Mam Tor from the east, showing the line of the defunct A625 road

The British Geological Survey has a brief description of the landslip and some impressive photographs (click on the links to Figures 2-5) of the wrecked A625 road.

The summit of Mam Tor forms a nearly flat plateau, and was the location of what must have been an impressively-sited early Iron Age hill fort. A double line of ramparts encircled the top of the hill (marked as earthworks on the map linked above), still clearly visible today.
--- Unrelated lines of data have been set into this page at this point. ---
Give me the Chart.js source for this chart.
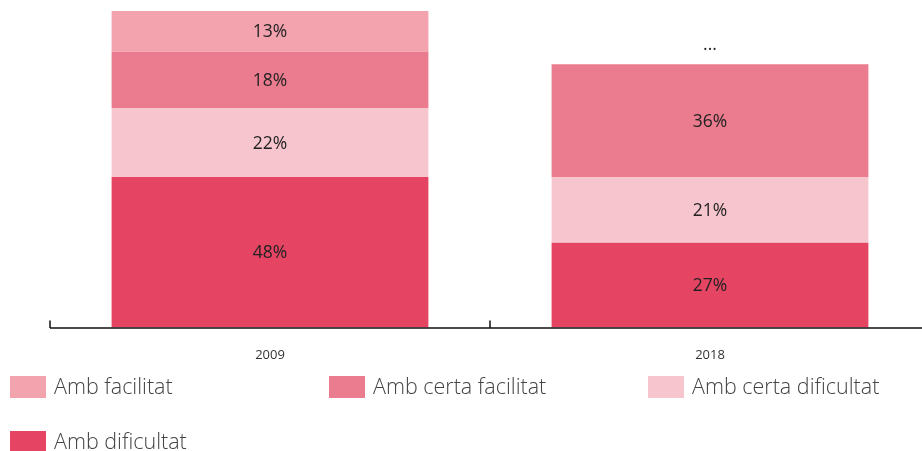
<!DOCTYPE html>
<html>
<head>
<meta charset="utf-8">
<script src="https://cdn.jsdelivr.net/npm/chart.js@4/dist/chart.umd.min.js"></script>
<style>
  html, body { margin: 0; padding: 0; background: #fff; }
  #wrap { position: relative; width: 922px; height: 451px; overflow: hidden; }
  #chart { position: absolute; left: 0; top: 0; }
  #legend { position: absolute; left: 10px; top: 375px; width: 912px; font-family: "Open Sans", "DejaVu Sans", sans-serif; font-weight: 300; font-size: 21.5px; color: #444; }
  .item { position: absolute; display: flex; align-items: center; height: 24px; }
  .box { width: 36px; height: 22px; margin-right: 8px; }
  .txt { position: relative; top: -1px; line-height: 24px; }
</style>
</head>
<body>
<div id="wrap">
  <canvas id="chart" width="930" height="451"></canvas>
  <div id="legend"></div>
</div>
<script>
// Years on the x axis
const years = ['2009', '2018'];

// Shares per answer, stacked bottom to top (null = no data)
const ambDificultat = [48, 27];
const ambCertaDificultat = [22, 21];
const ambCertaFacilitat = [18, 36];
const ambFacilitat = [13, null];

const seriesNames = ['Amb dificultat', 'Amb certa dificultat', 'Amb certa facilitat', 'Amb facilitat'];
const seriesColors = ['#E54463', '#F7C5CE', '#EB7B8E', '#F2A3AE'];
const seriesValues = [ambDificultat, ambCertaDificultat, ambCertaFacilitat, ambFacilitat];

const datasets = seriesValues.map((vals, i) => ({
  label: seriesNames[i],
  data: vals,
  backgroundColor: seriesColors[i],
  borderWidth: 0,
  categoryPercentage: 1,
  barPercentage: 0.72
}));

// Percentage labels in the middle of each segment; "..." above a stack with missing data
const segmentLabels = {
  id: 'segmentLabels',
  afterDatasetsDraw(chart) {
    const ctx = chart.ctx;
    ctx.save();
    ctx.font = '400 17.5px "Open Sans", "DejaVu Sans", sans-serif';
    ctx.fillStyle = '#222';
    ctx.textAlign = 'center';
    ctx.textBaseline = 'middle';
    const y = chart.scales.y;
    chart.data.datasets.forEach((ds, di) => {
      const meta = chart.getDatasetMeta(di);
      meta.data.forEach((bar, i) => {
        const v = ds.data[i];
        if (v === null || v === undefined) {
          let total = 0;
          chart.data.datasets.forEach(d => { total += d.data[i] || 0; });
          ctx.fillText('...', bar.x, y.getPixelForValue(total) - 19);
        } else {
          ctx.fillText(v + '%', bar.x, (bar.y + bar.base) / 2 + 1);
        }
      });
    });
    ctx.restore();
  }
};

// Baseline with small upward ticks at the category boundaries
const baseAxis = {
  id: 'baseAxis',
  afterDraw(chart) {
    const ctx = chart.ctx;
    const x = chart.scales.x;
    const area = chart.chartArea;
    const step = x.getPixelForValue(1) - x.getPixelForValue(0);
    ctx.save();
    ctx.strokeStyle = '#111';
    ctx.lineWidth = 1.5;
    ctx.beginPath();
    ctx.moveTo(area.left, area.bottom + 0.5);
    ctx.lineTo(area.right, area.bottom + 0.5);
    for (let i = 0; i <= years.length; i++) {
      const px = Math.round(x.getPixelForValue(i) - step / 2);
      ctx.moveTo(px, area.bottom + 0.5);
      ctx.lineTo(px, area.bottom - 7);
    }
    ctx.stroke();
    ctx.restore();
  }
};

// HTML legend built from the chart's own legend items
const htmlLegend = {
  id: 'htmlLegend',
  afterUpdate(chart) {
    const el = document.getElementById('legend');
    el.innerHTML = '';
    const items = chart.options.plugins.legend.labels.generateLabels(chart).reverse();
    items.forEach((it, k) => {
      const d = document.createElement('div');
      d.className = 'item';
      d.style.left = (k % 3) * 319 + 'px';
      d.style.top = Math.floor(k / 3) * 55 + 'px';
      const b = document.createElement('span');
      b.className = 'box';
      b.style.background = it.fillStyle;
      const t = document.createElement('span');
      t.className = 'txt';
      t.textContent = it.text;
      d.appendChild(b);
      d.appendChild(t);
      el.appendChild(d);
    });
  }
};

new Chart(document.getElementById('chart'), {
  type: 'bar',
  data: { labels: years, datasets: datasets },
  options: {
    responsive: false,
    animation: false,
    layout: { padding: { left: 50, right: 0, top: 11, bottom: 68 } },
    plugins: {
      legend: { display: false },
      tooltip: { enabled: false }
    },
    scales: {
      x: {
        stacked: true,
        grid: { display: false, drawTicks: false },
        border: { display: false },
        ticks: {
          color: '#333',
          padding: 20,
          font: { family: '"Open Sans", "DejaVu Sans", sans-serif', size: 13 }
        }
      },
      y: {
        stacked: true,
        display: false,
        min: 0,
        max: 101
      }
    }
  },
  plugins: [segmentLabels, baseAxis, htmlLegend]
});
</script>
</body>
</html>
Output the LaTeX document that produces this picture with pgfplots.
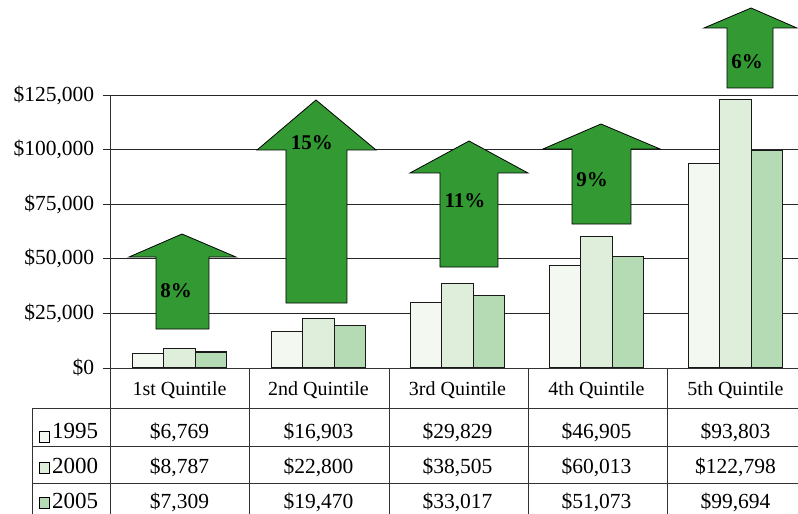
\documentclass[border=0pt]{standalone}
\usepackage{fontspec}
\setmainfont{Liberation Serif}
\usepackage{pgfplots}
\pgfplotsset{compat=1.18}
\definecolor{cA}{HTML}{F3F8F1}
\definecolor{cB}{HTML}{DFEEDB}
\definecolor{cC}{HTML}{B4DBB4}
\definecolor{arrowgreen}{HTML}{339933}
\newcommand{\numfont}{\fontsize{21.5}{24}\selectfont}
\begin{document}
\fontsize{20}{24}\selectfont
\begin{tikzpicture}
\begin{axis}[
 at={(110pt,-368pt)}, anchor=south west,
 scale only axis, width=695pt, height=368pt,
 xmin=-0.5, xmax=4.5, ymin=0, ymax=168498,
 axis line style={draw=none},
 xtick=\empty,
 ytick={0,25000,50000,75000,100000,125000},
 yticklabels={{\$0},{\$25,000},{\$50,000},{\$75,000},{\$100,000},{\$125,000}},
 ymajorgrids, grid style={black!85, line width=0.9pt},
 tick align=outside, major tick length=7pt,
 ytick style={black!85,line width=0.9pt},
 tick pos=left,
 scaled y ticks=false,
 yticklabel style={font=\numfont, xshift=-2pt},
 ybar=0pt, bar width=31.3pt,
 clip=false,
]
\addplot[fill=cA, draw=black!90, line width=1.1pt] coordinates {(0,6769) (1,16903) (2,29829) (3,46905) (4,93803)};
\addplot[fill=cB, draw=black!90, line width=1.1pt] coordinates {(0,8787) (1,22800) (2,38505) (3,60013) (4,122798)};
\addplot[fill=cC, draw=black!90, line width=1.1pt] coordinates {(0,7309) (1,19470) (2,33017) (3,51073) (4,99694)};
% arrows
\draw[fill=arrowgreen, draw=black, line width=0.8pt] (axis cs:-0.169,17857) -- (axis cs:0.212,17857) -- (axis cs:0.212,50825) -- (axis cs:0.406,50825) -- (axis cs:0.018,61356) -- (axis cs:-0.363,50825) -- (axis cs:-0.169,50825) -- cycle;
\node[font=\bfseries\fontsize{21}{24}\selectfont] at (axis cs:-0.025,35257) {8\%};
\draw[fill=arrowgreen, draw=black, line width=0.8pt] (axis cs:0.766,29762) -- (axis cs:1.205,29762) -- (axis cs:1.205,99818) -- (axis cs:1.414,99818) -- (axis cs:0.982,122712) -- (axis cs:0.558,99818) -- (axis cs:0.766,99818) -- cycle;
\node[font=\bfseries\fontsize{21}{24}\selectfont] at (axis cs:0.953,103023) {15\%};
\draw[fill=arrowgreen, draw=black, line width=0.8pt] (axis cs:1.874,46246) -- (axis cs:2.291,46246) -- (axis cs:2.291,89287) -- (axis cs:2.507,89287) -- (axis cs:2.083,103939) -- (axis cs:1.658,89287) -- (axis cs:1.874,89287) -- cycle;
\node[font=\bfseries\fontsize{21}{24}\selectfont] at (axis cs:2.054,76466) {11\%};
\draw[fill=arrowgreen, draw=black, line width=0.8pt] (axis cs:2.824,65935) -- (axis cs:3.248,65935) -- (axis cs:3.248,100276) -- (axis cs:3.457,100276) -- (axis cs:3.032,111723) -- (axis cs:2.615,100276) -- (axis cs:2.824,100276) -- cycle;
\node[font=\bfseries\fontsize{21}{24}\selectfont] at (axis cs:2.968,86081) {9\%};
\draw[fill=arrowgreen, draw=black, line width=0.8pt] (axis cs:3.939,128206) -- (axis cs:4.270,128206) -- (axis cs:4.270,155679) -- (axis cs:4.442,155679) -- (axis cs:4.112,164837) -- (axis cs:3.773,155679) -- (axis cs:3.939,155679) -- cycle;
\node[font=\bfseries\fontsize{21}{24}\selectfont] at (axis cs:4.083,140111) {6\%};
\end{axis}
% table lines
\begin{scope}[line width=0.9pt, draw=black!80]
\draw (110pt,-95pt) -- (110pt,-530pt);
\draw (110pt,-368pt) -- (815pt,-368pt);
\foreach \yy in {408,446,483} \draw (32pt,-\yy pt) -- (815pt,-\yy pt);
\draw (32pt,-408pt) -- (32pt,-530pt);
\foreach \xx in {249,389,528,667,806} \draw (\xx pt,-368pt) -- (\xx pt,-530pt);
\end{scope}
% header
\node[anchor=base, inner sep=0pt] at (179.5pt,-395pt) {1st Quintile};
\node[anchor=base, inner sep=0pt] at (318.5pt,-395pt) {2nd Quintile};
\node[anchor=base, inner sep=0pt] at (457.5pt,-395pt) {3rd Quintile};
\node[anchor=base, inner sep=0pt] at (596.5pt,-395pt) {4th Quintile};
\node[anchor=base, inner sep=0pt] at (735.5pt,-395pt) {5th Quintile};
% rows
\begin{scope}[every node/.style={anchor=base, inner sep=0pt, font=\numfont}]
\node at (179.5pt,-438pt) {\$6,769};
\node at (318.5pt,-438pt) {\$16,903};
\node at (457.5pt,-438pt) {\$29,829};
\node at (596.5pt,-438pt) {\$46,905};
\node at (735.5pt,-438pt) {\$93,803};
\node at (179.5pt,-473pt) {\$8,787};
\node at (318.5pt,-473pt) {\$22,800};
\node at (457.5pt,-473pt) {\$38,505};
\node at (596.5pt,-473pt) {\$60,013};
\node at (735.5pt,-473pt) {\$122,798};
\node at (179.5pt,-508pt) {\$7,309};
\node at (318.5pt,-508pt) {\$19,470};
\node at (457.5pt,-508pt) {\$33,017};
\node at (596.5pt,-508pt) {\$51,073};
\node at (735.5pt,-508pt) {\$99,694};
\end{scope}
% legend keys
\draw[fill=cA, draw=black, line width=0.8pt] (39pt,-431pt) rectangle (49pt,-442pt);
\draw[fill=cB, draw=black, line width=0.8pt] (39pt,-462pt) rectangle (49pt,-473pt);
\draw[fill=cC, draw=black, line width=0.8pt] (39pt,-497pt) rectangle (49pt,-508pt);
\begin{scope}[every node/.style={anchor=base west, inner sep=0pt, font=\fontsize{23}{24}\selectfont}]
\node at (52pt,-438pt) {1995};
\node at (52pt,-473pt) {2000};
\node at (52pt,-508pt) {2005};
\end{scope}
\pgfresetboundingbox
\useasboundingbox (0pt,0pt) rectangle (798pt,-514pt);
\end{tikzpicture}
\end{document}
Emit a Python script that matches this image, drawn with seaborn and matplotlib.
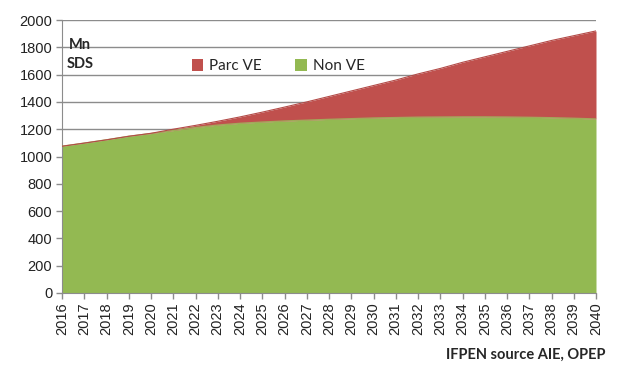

Hill fort ramparts on Mam Tor, visible as two near-horizontal parallel lines near the top

‘Mam’ is of course instantly recognisable as a variant of ‘Mum’, Mom’, ‘Mama’, all forms of early infant sounds used to signify ‘mother’. In Scottish Gaelic place names ‘Mam’ also appears as a place name element referring to rounded hills (e.g. the west Highland mountain range called the Mamores); it is sometimes translated as ‘breast-shaped hill’, which has obvious connections with the ‘mother’ meaning.

‘Tor’ means a rocky peak, a steep hill, a prominent rock or a pile of rocks. ‘Tor’ occurs commonly in place names in the south-west of England (Glastonbury Tor being a famous example), predominantly in Devon and Cornwall, and in the Derbyshire Peak District. According to the Oxford English Dictionary it appears in Old English in a charter from 847 and may be one of the few borrowings from Brittonic (ancestor of modern Welsh) into Old English. The Oxford English Dictionary suggests it is cognate with modern Welsh ‘twr’, Old Welsh ‘twrr’, meaning ‘heap, pile’, and with Gaelic ‘torr’, meaning a steep or conical hill or a mound. I wonder if it is also related to the Latin ‘turris’, origin of ‘tower’.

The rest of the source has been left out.